The other day I mentioned an Indo-European root word kwet meaning “to shake.”

This word root is the same parent of the Latin word which though French gave us squash, which according to The Oxford English Dictionary means “to squeeze, press, or crush into a flat mass or pulp.”

I’m only guessing but I’d say that the violent or destructive aspects of the Indo-European kwet “to shake” morphed into the destructive aspects of squashing something.

This version of the word squash didn’t turn up in English until 1565 which is a little late for something that came from Old French with the Normans and perhaps for that reason the OED mentions that squash also might have come about in this form based on the similar word quash that had been known in English since 1275.

You squash a bug but you quash a suggestion.

In either case the result is the same, the bug or the suggestion are dead and gone.

The name of the sport squash comes from this same source. At first it was just the ball that was called the squash, the game was called squash rackets.

The ball was called the squash because it was a soft squishy ball.

I said that the vegetable squash was also etymologically related and in saying that I was stretching the truth.

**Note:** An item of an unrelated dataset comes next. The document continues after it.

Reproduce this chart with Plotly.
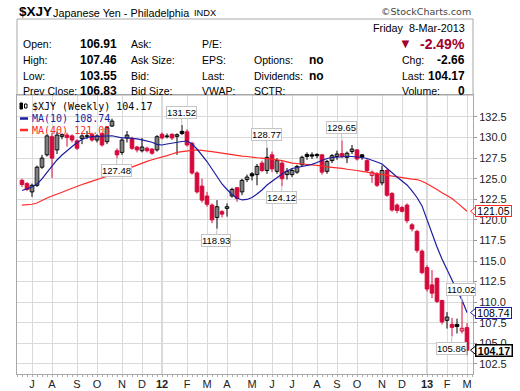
import plotly.graph_objects as go
import pandas as pd

# ---------------- data (weekly, week-start Mondays) ----------------
weeks = pd.date_range("2011-06-20", periods=90, freq="W-MON")

opens = [124.8, 124.4, 123.4, 124.2, 126.4, 127.9, 130.1, 128.5, 130.15, 130.3,
         130.2, 129.6, 129.9, 130.15, 130.4, 129.7, 130.5, 129.5, 131.4, 128.4,
         128.2, 129.95, 129.9, 128.85, 128.4, 128.7, 128.6, 128.5, 130.4, 130.1,
         130.4, 130.15, 130.75, 130.7, 129.3, 125.7, 124.1, 122.9, 121.8, 120.3,
         121.0, 121.4, 122.9, 123.9, 123.4, 124.9, 125.6, 125.5, 126.9, 126.0,
         127.9, 125.9, 126.9, 125.5, 125.5, 125.8, 126.7, 127.95, 127.9, 127.95,
         127.9, 125.9, 127.2, 127.7, 128.05, 127.6, 128.3, 128.5, 127.9, 127.2,
         125.4, 125.6, 124.5, 126.0, 123.2, 121.8, 121.5, 121.8, 119.4, 118.6,
         116.2, 114.2, 112.1, 112.9, 110.2, 107.8, 107.3, 107.3, 106.5, 106.91]
highs = [125.0, 124.6, 124.4, 126.6, 127.9, 130.4, 130.6, 130.7, 130.5, 130.6,
         130.4, 129.8, 130.4, 130.8, 130.6, 130.4, 130.6, 131.4, 132.3, 128.7,
         129.9, 130.8, 130.1, 129.0, 129.95, 128.9, 128.7, 130.3, 130.6, 130.5,
         130.5, 130.5, 131.52, 131.0, 129.5, 125.9, 125.0, 123.4, 122.0, 122.4,
         121.2, 122.0, 123.9, 124.0, 125.0, 125.5, 125.8, 126.8, 127.2, 128.77,
         128.3, 127.5, 127.2, 126.3, 126.3, 126.7, 127.8, 128.2, 128.2, 128.1,
         128.0, 127.3, 128.0, 128.4, 129.65, 128.3, 129.1, 128.6, 128.0, 127.4,
         126.0, 125.8, 126.6, 126.2, 123.4, 122.0, 121.7, 122.0, 119.6, 118.8,
         116.4, 114.5, 113.9, 113.0, 110.3, 108.8, 108.1, 108.0, 110.02, 107.46]
lows = [124.0, 123.5, 122.8, 124.0, 126.2, 127.7, 125.1, 128.0, 129.8, 128.9,
        129.4, 128.5, 129.2, 129.8, 129.5, 129.4, 128.9, 129.2, 131.3, 127.48,
        127.9, 129.4, 128.5, 128.2, 128.2, 128.2, 127.9, 128.3, 129.8, 129.9,
        129.7, 127.9, 130.3, 128.9, 125.5, 123.2, 122.1, 121.6, 119.6, 118.93,
        120.3, 120.4, 122.7, 122.2, 123.0, 124.6, 124.8, 124.2, 125.8, 125.6,
        125.8, 125.6, 124.12, 124.9, 125.2, 125.6, 126.5, 127.3, 127.4, 127.5,
        125.5, 125.6, 126.9, 127.3, 127.5, 126.9, 128.0, 127.2, 127.3, 125.8,
        124.5, 124.0, 124.2, 122.8, 121.0, 120.8, 120.9, 119.6, 118.6, 116.0,
        113.4, 111.3, 110.5, 109.9, 107.3, 106.8, 105.86, 106.2, 106.2, 103.55]
closes = [124.3, 123.7, 124.2, 126.4, 127.5, 130.2, 127.5, 130.3, 130.35, 130.0,
          129.7, 128.7, 130.2, 130.22, 129.7, 130.2, 129.1, 131.2, 132.0, 127.9,
          129.7, 130.3, 128.7, 128.5, 128.85, 128.4, 128.1, 130.1, 129.95, 130.2,
          129.95, 130.35, 130.5, 129.1, 125.7, 123.4, 122.4, 121.9, 120.0, 121.6,
          120.7, 121.6, 123.7, 122.6, 124.8, 125.2, 125.35, 126.5, 126.0, 127.6,
          126.2, 127.2, 125.0, 125.9, 126.0, 126.5, 127.6, 127.7, 127.75, 127.8,
          125.8, 127.1, 127.8, 128.0, 127.7, 128.1, 128.6, 127.4, 127.6, 126.0,
          125.8, 124.2, 126.0, 123.0, 121.2, 121.15, 121.05, 119.9, 118.9, 116.3,
          113.6, 111.6, 111.1, 110.1, 107.6, 108.2, 106.95, 107.05, 106.83, 104.17]
ma10 = [123.57, 123.75, 124.0, 124.36, 124.97, 125.76, 126.55, 127.28, 127.88, 128.39,
        128.92, 129.4, 129.77, 130.01, 130.11, 130.11, 130.13, 130.19, 130.22, 130.07,
        129.97, 129.95, 129.91, 129.83, 129.71, 129.58, 129.43, 129.18, 129.1, 129.22,
        129.34, 129.44, 129.52, 129.58, 129.22, 128.61, 127.88, 127.09, 126.18, 125.21,
        124.36, 123.69, 123.08, 122.66, 122.42, 122.48, 122.72, 123.14, 123.63, 124.24,
        124.72, 125.15, 125.57, 125.94, 126.24, 126.36, 126.49, 126.61, 126.75, 126.97,
        127.21, 127.46, 127.58, 127.64, 127.68, 127.7, 127.7, 127.68, 127.58, 127.46,
        127.28, 127.03, 126.79, 126.24, 125.76, 125.21, 124.72, 124.24, 123.51, 122.72,
        121.7, 120.0, 118.3, 116.7, 115.25, 113.91, 112.57, 111.42, 110.27, 108.74]
ma40 = [121.8, 121.85, 121.9, 122.05, 122.4, 122.65, 122.9, 123.1, 123.35, 123.6,
        123.85, 124.1, 124.3, 124.5, 124.7, 124.9, 125.05, 125.25, 125.45, 125.7,
        125.95, 126.2, 126.45, 126.7, 126.9, 127.1, 127.3, 127.45, 127.6, 127.8,
        128.0, 128.2, 128.3, 128.4, 128.45, 128.5, 128.45, 128.4, 128.3, 128.2,
        128.1, 128.0, 127.9, 127.85, 127.75, 127.7, 127.6, 127.55, 127.5, 127.45,
        127.35, 127.3, 127.2, 127.05, 126.9, 126.85, 126.8, 126.75, 126.65, 126.6,
        126.55, 126.45, 126.4, 126.3, 126.25, 126.15, 126.1, 126.0, 125.9, 125.8,
        125.7, 125.6, 125.5, 125.4, 125.3, 125.2, 125.1, 125.05, 124.95, 124.9,
        124.7, 124.4, 124.1, 123.7, 123.3, 123.0, 122.6, 122.1, 121.6, 121.05]

callout_index = [32, 19, 39, 49, 52, 64, 88, 86]
callout_kind = ["high", "low", "low", "high", "low", "high", "high", "low"]

ytick_vals = [102.5, 105.0, 107.5, 110.0, 112.5, 115.0, 117.5, 120.0,
              122.5, 125.0, 127.5, 130.0, 132.5]
month_letters = ["J", "F", "M", "A", "M", "J", "J", "A", "S", "O", "N", "D"]

# ---------------- styling ----------------
RED = "#d6083b"
BLACK = "#000000"
MA10_C = "#1c1ca0"
MA40_C = "#ff2a2a"
FONT = "Liberation Sans, Arial, sans-serif"
MONO = "DejaVu Sans Mono, monospace"

n = len(closes)
idx = list(range(n))

# plot area in pixels
L, R, T, B = 17, 473, 95, 374
W, H = 520, 391
YLO, YHI = 101.28, 135.17
UPP = (YHI - YLO) / (B - T)  # value units per pixel


def PX(x):
    return (x - L) / (R - L)


def PY(y):
    return (B - y) / (B - T)


prev = [opens[0]] + closes[:-1]
edge_col, fill_col = [], []
for o, c, p in zip(opens, closes, prev):
    col = BLACK if c >= p else RED
    edge_col.append(col)
    fill_col.append("#ffffff" if c > o else col)

fig = go.Figure()

# wicks
for col in (RED, BLACK):
    xs, ys = [], []
    for i in idx:
        if edge_col[i] == col:
            xs += [i, i, None]
            ys += [lows[i], highs[i], None]
    fig.add_trace(go.Scatter(x=xs, y=ys, mode="lines",
                             line=dict(color=col, width=1), hoverinfo="skip"))

# bodies
fig.add_trace(go.Bar(
    x=idx,
    y=[abs(c - o) for o, c in zip(opens, closes)],
    base=[min(o, c) for o, c in zip(opens, closes)],
    width=0.72,
    marker=dict(color=fill_col, line=dict(color=edge_col, width=1)),
    hoverinfo="skip"))

# moving averages
fig.add_trace(go.Scatter(x=idx, y=ma40, mode="lines",
                         line=dict(color=MA40_C, width=1.2), hoverinfo="skip"))
fig.add_trace(go.Scatter(x=idx, y=ma10, mode="lines",
                         line=dict(color=MA10_C, width=1.2), hoverinfo="skip"))

# month ticks
tickvals, ticktext, year_ticks = [], [], []
for i in range(1, n):
    if weeks[i].month != weeks[i - 1].month:
        tickvals.append(i)
        if weeks[i].month == 1:
            ticktext.append("<b>%s</b>" % weeks[i].strftime("%y"))
            year_ticks.append(i)
        else:
            ticktext.append(month_letters[weeks[i].month - 1])

shapes = []
for i in year_ticks:
    shapes.append(dict(type="line", xref="x", yref="paper", x0=i, x1=i, y0=0, y1=1,
                       line=dict(color="#b4b4b4", width=1), layer="below"))

# info box
shapes.append(dict(type="rect", xref="paper", yref="paper",
                   x0=PX(17), x1=PX(473), y0=PY(95), y1=PY(19),
                   line=dict(color="#a8a8a8", width=1)))

ann = []


def text(x, y, s, size=10.5, color="#000", anchor="left", bold=False, family=FONT):
    ann.append(dict(xref="paper", yref="paper", x=PX(x), y=PY(y),
                    text=("<b>%s</b>" % s) if bold else s, showarrow=False,
                    xanchor=anchor, yanchor="middle",
                    font=dict(size=size, color=color, family=family)))


# title line
text(17, 12, "$XJY", size=13.5, bold=True)
text(50.5, 12.5, "Japanese Yen - Philadelphia", size=10.8)
text(191.5, 13, "INDX", size=9.3)
text(473, 12, "©StockCharts.com", size=9.5, color="#444", anchor="right",
     family="DejaVu Sans, Verdana, sans-serif")

# info box contents
text(467, 28, "Friday&nbsp;&nbsp;8-Mar-2013", size=10.8, anchor="right")
text(405, 44, "▼", size=13, color="#a0002a", anchor="center")
text(467, 44, "-2.49%", size=14, color="#a0002a", anchor="right", bold=True)

last_close = closes[-1]
rows_y = [44, 60, 76, 91]
col1 = ["Open:", "High:", "Low:", "Prev Close:"]
val1 = ["%.2f" % opens[-1], "%.2f" % highs[-1], "%.2f" % lows[-1], "%.2f" % closes[-2]]
col2 = ["Ask:", "Ask Size:", "Bid:", "Bid Size:"]
col3 = ["P/E:", "EPS:", "Last:", "VWAP:"]
col4 = ["", "Options:", "Dividends:", "SCTR:"]
val4 = ["", "no", "no", ""]
col5 = ["", "Chg:", "Last:", "Volume:"]
val5 = ["", "%.2f" % (closes[-1] - closes[-2]), "%.2f" % last_close, "0"]
for k, yy in enumerate(rows_y):
    text(20.5, yy, col1[k])
    text(119, yy, val1[k], size=12, anchor="right", bold=True)
    text(129, yy, col2[k])
    text(200, yy, col3[k])
    if col4[k]:
        text(252, yy, col4[k])
    if val4[k]:
        text(307, yy, val4[k], size=12, bold=True)
    if col5[k]:
        text(400, yy, col5[k])
        text(467, yy, val5[k], size=12, anchor="right", bold=True)

# chart legend
text(29.5, 106, "$XJY (Weekly) %.2f" % last_close, size=10, family=MONO)
text(29.5, 118.5, "MA(10) %.2f" % ma10[-1], size=10, color=MA10_C, family=MONO)
text(29.5, 130, "MA(40) %.2f" % ma40[-1], size=10, color=MA40_C, family=MONO)
shapes.append(dict(type="line", xref="paper", yref="paper", x0=PX(20), x1=PX(28),
                   y0=PY(118.5), y1=PY(118.5), line=dict(color=MA10_C, width=2.5)))
shapes.append(dict(type="line", xref="paper", yref="paper", x0=PX(20), x1=PX(28),
                   y0=PY(130), y1=PY(130), line=dict(color=MA40_C, width=2.5)))
# legend candle icon
shapes.append(dict(type="rect", xref="paper", yref="paper", x0=PX(20), x1=PX(22.5),
                   y0=PY(109), y1=PY(103), fillcolor="#000", line=dict(color="#000", width=1)))
shapes.append(dict(type="rect", xref="paper", yref="paper", x0=PX(24.5), x1=PX(27),
                   y0=PY(108), y1=PY(104), fillcolor="#fff", line=dict(color="#000", width=1)))

# callouts
for i, kind in zip(callout_index, callout_kind):
    v = highs[i] if kind == "high" else lows[i]
    ann.append(dict(xref="x", yref="y", x=i, y=v, text="%.2f" % v,
                    showarrow=True, arrowhead=0, arrowwidth=1, arrowcolor="#c4c4c4",
                    ax=-1, ay=-13 if kind == "high" else 12,
                    bordercolor="#c4c4c4", borderwidth=1, borderpad=0, bgcolor="#ffffff",
                    font=dict(size=9.5, color="#000", family=FONT)))

# right-side value tags (box + left-pointing notch)
tags = [(ma40[-1], MA40_C, False), (ma10[-1], MA10_C, False), (last_close, "#000", True)]
for v, col, bold in tags:
    dy = 4.5 * UPP
    shapes.append(dict(type="path", xref="paper", yref="y",
                       path="M %f,%f L %f,%f L %f,%f Z" % (PX(470.5), v, PX(476), v + dy,
                                                          PX(476), v - dy),
                       fillcolor="#ffffff", line=dict(color=col, width=1)))
    ann.append(dict(xref="paper", yref="y", x=PX(475.5), y=v,
                    text=("<b>%.2f</b>" if bold else "%.2f") % v, showarrow=False,
                    xanchor="left", yanchor="middle", bordercolor=col,
                    width=35, height=10, align="center", valign="middle",
                    borderwidth=1.5 if bold else 1, borderpad=0, bgcolor="#ffffff",
                    font=dict(size=10.5, color="#000", family=FONT)))

fig.update_layout(
    width=W, height=H,
    margin=dict(l=L, r=W - R, t=T, b=H - B, autoexpand=False),
    paper_bgcolor="#ffffff", plot_bgcolor="#ffffff",
    showlegend=False, hovermode=False, barmode="overlay",
    font=dict(family=FONT, size=11, color="#222"),
    shapes=shapes, annotations=ann,
    xaxis=dict(range=[-1, n + 0.2], tickvals=tickvals, ticktext=ticktext,
               showgrid=True, gridcolor="#dadada", gridwidth=1,
               showline=True, linecolor="#a8a8a8", mirror=True,
               ticks="", zeroline=False, automargin=False,
               tickfont=dict(size=11, color="#222", family=FONT),
               minor=dict(ticks="outside", ticklen=2, tickcolor="#b0b0b0",
                          dtick=1, tick0=0, showgrid=False)),
    yaxis=dict(range=[YLO, YHI], side="right", tickvals=ytick_vals,
               ticktext=["%.1f" % v for v in ytick_vals],
               showgrid=True, gridcolor="#dadada", gridwidth=1,
               showline=True, linecolor="#a8a8a8", mirror=True,
               ticks="outside", ticklen=3, tickcolor="#999", zeroline=False,
               automargin=False,
               tickfont=dict(size=11, color="#222", family=FONT)),
)

fig.write_html("out.html", config={"displayModeBar": False, "staticPlot": True},
               post_script="document.body.style.margin='0';document.body.style.padding='0';")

A squash that you might serve for dinner or cook into some soup is named as an abbreviation of a Narragansett Indian word  asquutasquash.

In fact since most of us only eat one squash at a time the appropriate Narragansett word should be asquutasq since asquutasquash is plural.

Moreover, since we usually eat our squash cooked the appropriate Narragansett word really should be utasq since asquutasquash means plural uncooked squashes.

And how does that remotely relate to Latin and squishiness?

Before the squash ball was called squash there was an earlier English vegetable called squash.

William Shakespeare mentioned it. Back in his day the vegetable squash was immature or unripe pea pods.

The reason pea pods might be called squash was that before the peas are fully formed you can feel the emptiness of the pod by squashing it between your fingers.